Recetario

La arquitectura de un plato tiene en la trufa a una valiosa aliada para redondearlo con un aroma penetrante y embriagador. Como «perfume universal para sibaritas» definió la trufa el periodista y gastrónomo altoaragonés José Manuel Porquet Gombau.

Decía que la trufa es, sobre todo, un perfume que, con sólo añadir unas virutas, puede dar una nueva dimensión a unos simples huevos al plato o convertir en sublimes unas lentejas estofadas.

Las aplicaciones gastronómicas comenzaron en la zona altoaragonesa donde se recolectaba casi a continuación. La propietaria del Lleida en Graus, Consuelo Arcas, recuerda que el suyo fue el primer restaurante de esta zona donde se hizo gallina trufada. En el hotel, explica también, había banquetes de boda y «preparábamos una pasta de hojaldre con una trufa dentro. Se ponía al horno y, cuando estaba un poco cocido, se añadía una bechamel que también llevaba trufa y se ponía a dorar. Eran raciones individuales».

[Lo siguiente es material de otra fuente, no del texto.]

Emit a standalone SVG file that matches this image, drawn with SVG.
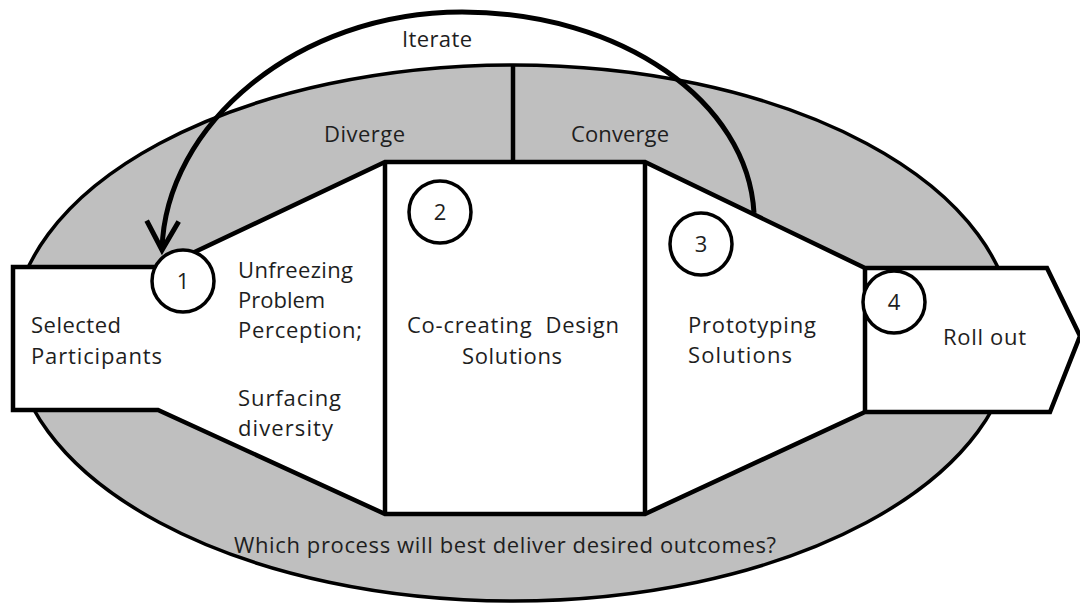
<svg xmlns="http://www.w3.org/2000/svg" width="1080" height="605" viewBox="0 0 1080 605">
<defs>
<style>
.bg{fill:#bfbfbf;stroke:#000;stroke-width:3.5}
.shape{fill:#fff;stroke:#000;stroke-width:4.5;stroke-linejoin:miter}
.line{stroke:#000;stroke-width:4.5;fill:none}
.num{fill:#fff;stroke:#000;stroke-width:3.5}
.arc{fill:none;stroke:#000;stroke-width:5}
text{font-family:"Open Sans","Noto Sans","Liberation Sans",sans-serif;font-size:22px;fill:#1e1e1e}
.c{text-anchor:middle}
</style>
<marker id="vhead" markerUnits="userSpaceOnUse" viewBox="-36 -22 44 44" refX="0" refY="0" markerWidth="44" markerHeight="44" orient="auto" overflow="visible">
<path d="M-29,-16 L0,0 L-29,16" fill="none" stroke="#000" stroke-width="5"/>
</marker>
</defs>
<rect width="1080" height="605" fill="#fff"/>
<g id="context-ellipse">
<ellipse class="bg" cx="513" cy="333" rx="500" ry="268"/>
<line class="line" x1="513" y1="65" x2="513" y2="162"/>
<text x="324" y="142" textLength="81">Diverge</text>
<text x="571" y="142" textLength="98">Converge</text>
<text x="234" y="553" textLength="542">Which process will best deliver desired outcomes?</text>
</g>
<g id="process-funnel">
<polygon class="shape" points="13,267 163,267 385,162 645,162 865,268 1047,268 1080,336 1050,412 865,412 645,514 385,514 158,410 13,410"/>
<line class="line" x1="385" y1="162" x2="385" y2="514"/>
<line class="line" x1="645" y1="162" x2="645" y2="514"/>
<line class="line" x1="865" y1="268" x2="865" y2="412"/>
</g>
<g id="node-selected">
<text x="31" y="333" textLength="90">Selected</text>
<text x="31" y="364" textLength="131">Participants</text>
</g>
<g id="node-diverge">
<text x="238" y="278" textLength="115">Unfreezing</text>
<text x="238" y="308">Problem</text>
<text x="238" y="338" textLength="124">Perception;</text>
<text x="238" y="406" textLength="103">Surfacing</text>
<text x="238" y="436" textLength="95">diversity</text>
</g>
<g id="node-cocreate">
<text x="407" y="333" textLength="212" xml:space="preserve">Co-creating  Design</text>
<text x="462" y="364" textLength="100">Solutions</text>
</g>
<g id="node-prototype">
<text x="688" y="333" textLength="128">Prototyping</text>
<text x="688" y="363" textLength="104">Solutions</text>
</g>
<g id="node-rollout">
<text x="943" y="345" textLength="83">Roll out</text>
</g>
<g id="connectors">
<path class="arc" d="M754,213 C748,102 622,12 462,12 C297,12 165,125 162,250" marker-end="url(#vhead)"/>
<text x="402" y="47" textLength="70">Iterate</text>
</g>
<g id="step-1">
<circle class="num" cx="183" cy="281" r="31"/>
<text class="c" x="183" y="289">1</text>
</g>
<g id="step-2">
<circle class="num" cx="440" cy="212" r="31"/>
<text class="c" x="440" y="220">2</text>
</g>
<g id="step-3">
<circle class="num" cx="701" cy="244" r="31"/>
<text class="c" x="701" y="252">3</text>
</g>
<g id="step-4">
<circle class="num" cx="894" cy="302" r="31"/>
<text class="c" x="894" y="310">4</text>
</g>
</svg>
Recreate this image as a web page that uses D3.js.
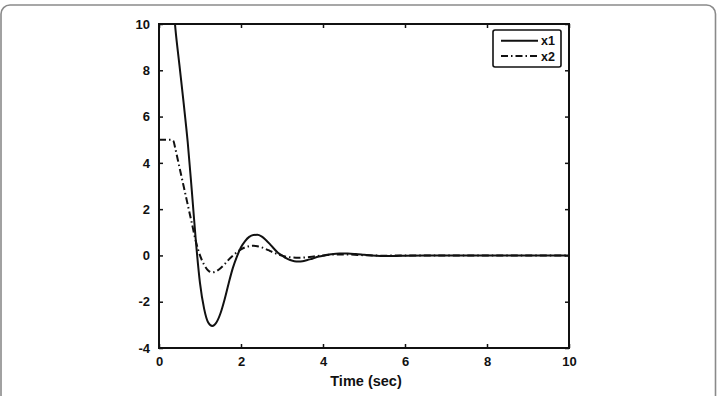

Las recetas existían, aunque la trufa fuera muy poco conocida, hace cien años. Uno de los cocineros más destacadas por su actividad divulgativa fue Ángel Muro, quien trabajó en la segunda mitad del siglo XIX. Porquet Gombau rescató en uno de sus artículos unos escalopines de solomillo con trufas. Se cuecen las trufas —cortadas en rodajitas— en una pequeña cantidad de caldo animada con una copita de jerez, añadiéndose después un poco de jugo de carne. El solomillo, recortado en trocitos delgados y regulares, se pasa por la sartén en manteca de vaca y se mezcla después con el caldo que lleva las trufas.